As I was going to have a check on the fodder cooking, I heard a clattering noise from the room I’d just left. I went back to investigate…
The new giant faux-fur brown throw had somehow or other, slid off of the £300, c1968, second-hand, decrepit, rickety recliner, taking to the floor with it: my Wood-Waking-Stick-Walter, Picker-Upperer-Percival, Shoe-Horn-Horis, a towel, two pairs of trousers, a pot of Cheeselets, two bottles of spring water, and two cushions! Harrumph!
I got things sorted things out again. And then went back to the kitchen to get the meal prepped and served up. No sunset as such, but the view was eerily misty, enough for me to take a snap.

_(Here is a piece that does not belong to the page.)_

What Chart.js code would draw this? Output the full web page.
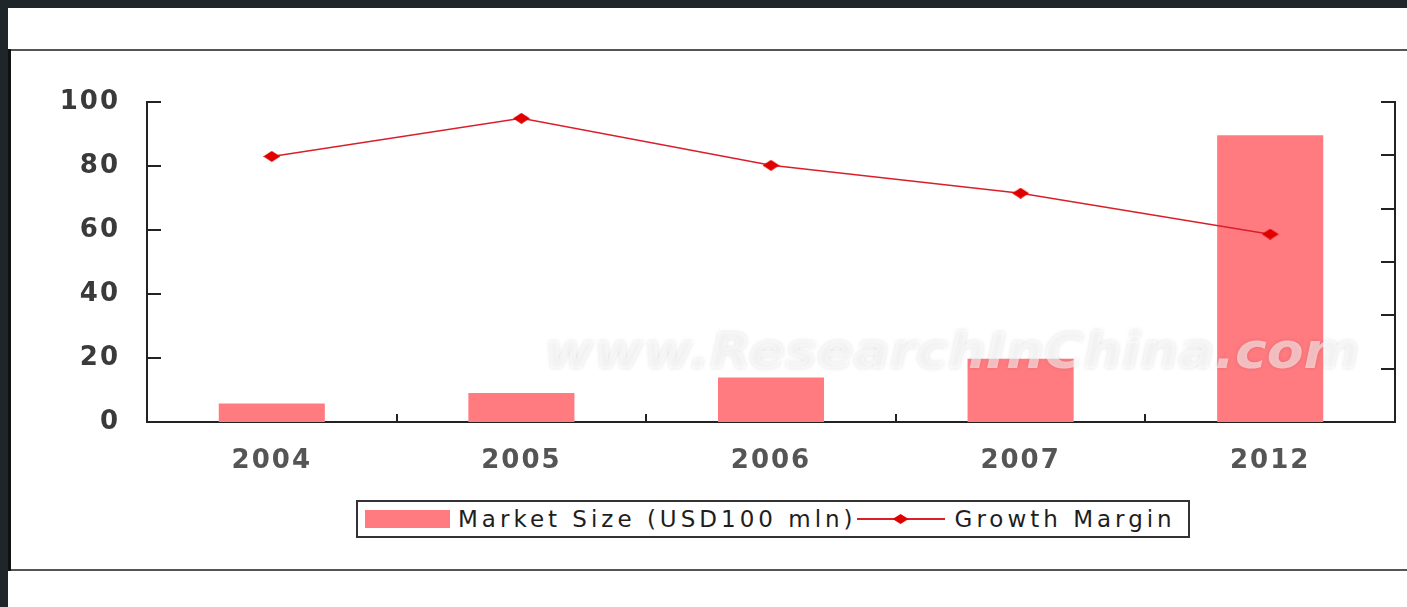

photographicalisation. Served up the fodder. Two veggie pasties, two potatoes baked, halved and plant butter added. fresh garden peas and tomatoes. A banana and pot of dessert. Taste Rating: 7.8/10.
I got sorted and down to try and stay awake long enough to watch my first episode of Grimm. It started at 22:00hrs, which is too late for me normally. I remember checking the schedule, and it was 15 minutes before Grimm started on the same channel… and thinking at last I’ll get to watch it… Of course, Sweet Morpheus got me, and off to kip, I went before seeing the program start!
I woke a few hours later, a selling channel was on then. I rose for a wee-wee and needed the Porcelain Throne as I was on my way to the wet room.
Rock-solid again! A good hour I was in there, going through pain and having to make it worse by giving my best supportive efforts to constantly edge the concrete torpedo out from the rear end. Gawd it felt good afterwards, though!